Bien d'autres actions parents enseignants sont proposées au sein de l'école et de nouveaux projets sont en perspective.

Si nous avons le sentiment que ce travail entrepris en direction des parents a un effet très positif sur le climat de l'école, au niveau des résultats scolaires il apparaît sans effet. C'est à présent dans cette direction que nous comptons nous mobiliser et nous sommes à la recherche d'un partenariat pour aménager notre dispositif, le modifier, l'améliorer voir identifier les effets contradictoires qu’il pourrait produire.

Pour finir, depuis quatre années notre école a été transformée en école d'application nous avons de ce fait côtoyé un autre public que celui de notre quartier défavorisé, lors de visites de stagiaires ou de rencontres avec nos autres collègues formateurs.

Sortir de notre zone d'éducation prioritaire a été parfois violent.

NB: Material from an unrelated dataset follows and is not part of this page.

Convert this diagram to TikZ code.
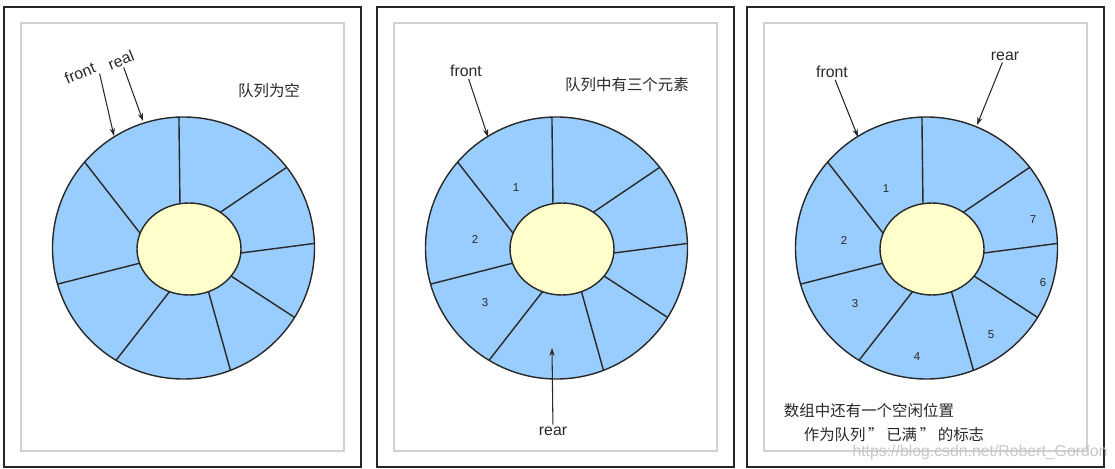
\documentclass[tikz,border=0pt]{standalone}
\usepackage{fontspec}
\setmainfont{Liberation Sans}
\newfontfamily\cjk{Noto Sans CJK SC}
\usetikzlibrary{arrows.meta,calc}
\definecolor{cellblue}{RGB}{153,204,255}
\definecolor{hubyellow}{RGB}{255,255,204}
\definecolor{inkgray}{RGB}{40,40,40}

\begin{document}
\begin{tikzpicture}[x=0.02cm, y=-0.02cm,
    frame/.style={draw=black!85, line width=1.1pt},
    inframe/.style={draw=black!18, line width=0.6pt},
    cell/.style={draw=inkgray, line width=0.8pt},
    lbl/.style={font=\fontsize{9}{10}\selectfont, text=inkgray, inner sep=1pt},
    note/.style={font=\cjk\fontsize{8.8}{10}\selectfont, text=inkgray, inner sep=1pt},
    num/.style={font=\fontsize{6.5}{7}\selectfont, text=inkgray, inner sep=0.5pt},
    ptr/.style={-{Stealth[length=4.5pt,width=3pt]}, line width=0.6pt, inkgray}
  ]
  \useasboundingbox (0,0) rectangle (1115,469);
  % three panels, same ring in each
  \foreach \px in {4,377,747} {
    \begin{scope}[shift={(\px,0)}]
      \draw[frame] (0,7) rectangle (357,467);
      \draw[inframe] (17,23) rectangle (340,451);
      \draw[cell, fill=cellblue] (179.5,248) circle (131);
      \foreach \o/\i in {-92/-100,-38/-53,-2/5,32/36,69/68,121/112,164/162,-139/-160}
        \draw[cell] ($(185,249)+(\i:52 and 46)$) -- ($(179.5,248)+(\o:131)$);
      \draw[cell, fill=hubyellow] (185,249) ellipse (52 and 46);
    \end{scope}
  }
  % panel 1: empty queue
  \node[lbl, rotate=22] (frontA) at (80,73) {front};
  \node[lbl, rotate=22] (realA) at (121,60) {real};
  \node[note] (noteA) at (269,91) {队列为空};
  \coordinate (frontAtip) at (114,136);
  \coordinate (realAtip) at (143,121);
  \draw[ptr] (frontA.south east) -- (frontAtip);
  \draw[ptr] (realA) -- (realAtip);
  % panel 2: three elements
  \node[lbl] (frontB) at (466,71) {front};
  \node[lbl] (rearB) at (553,431) {rear};
  \node[note] (noteB) at (627,85) {队列中有三个元素};
  \coordinate (frontBtip) at (488,137);
  \coordinate (rearBtip) at (552,348);
  \draw[ptr] (frontB) -- (frontBtip);
  \draw[ptr] (rearB) -- (rearBtip);
  \foreach \n/\x/\y in {1/516/188,2/475/240,3/485/303}
    \node[num] (cellB\n) at (\x,\y) {\n};
  % panel 3: full queue
  \node[lbl] (frontC) at (832,72) {front};
  \node[lbl] (rearC) at (1005,56) {rear};
  \coordinate (frontCtip) at (858,137);
  \coordinate (rearCtip) at (977,125);
  \draw[ptr] (frontC) -- (frontCtip);
  \draw[ptr] (rearC) -- (rearCtip);
  \foreach \n/\x/\y in {1/886/189,2/844/241,3/855/304,4/917/357,5/991/335,6/1043/283,7/1033/220}
    \node[num] (cellC\n) at (\x,\y) {\n};
  \node[note] (noteC) at (869,411) {数组中还有一个空闲位置};
  \node[note] (noteD) at (894,435) {作为队列\,”\,已满\,”\,的标志};
  \node[lbl, text=black!22] (mark) at (980,452) {https://blog.csdn.net/Robert\_Gordon};
\end{tikzpicture}
\end{document}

Violent quand on constate l'énorme écart au niveau de la maîtrise de la langue entre deux bambins du même âge qui habitent dans deux quartiers différents distend parfois d’à peine 1 km mais issus de milieu social très éloigné. Cette inégalité de départ semble être une réelle difficulté.

On pourrait s'en arrêter à ce constat et se résigner. Le quotidien de notre travail en ZEP aujourd'hui RAR (réseau ambition réussite) nous a permis de constater que certains de nos élèves prioritaires dépasser leurs difficultés et nous permet donc de persister.

Nous nous heurtons toujours à la dure réalité les évaluations institutionnelles indiquent inlassablement, qu’en moyenne, nos élèves ont des résultats nettement inférieurs à la moyenne nationale. S'il est certain que l'école ne peut pas tout car parfois la réalité quotidienne de certains enfants est difficilement compatible avec les apprentissages nous somme persuadés qu'elle doit et peut avoir un rôle efficace pour les aider. Le travail avec les parents d'élèves est très certainement un levier dont il faut savoir se servir bien que nous n’y sommes pas toujours très bien formés.

Mais là aussi la prise de conscience semble réelle même si la réforme de la formation des enseignants n'est pas là pour nous rassurer.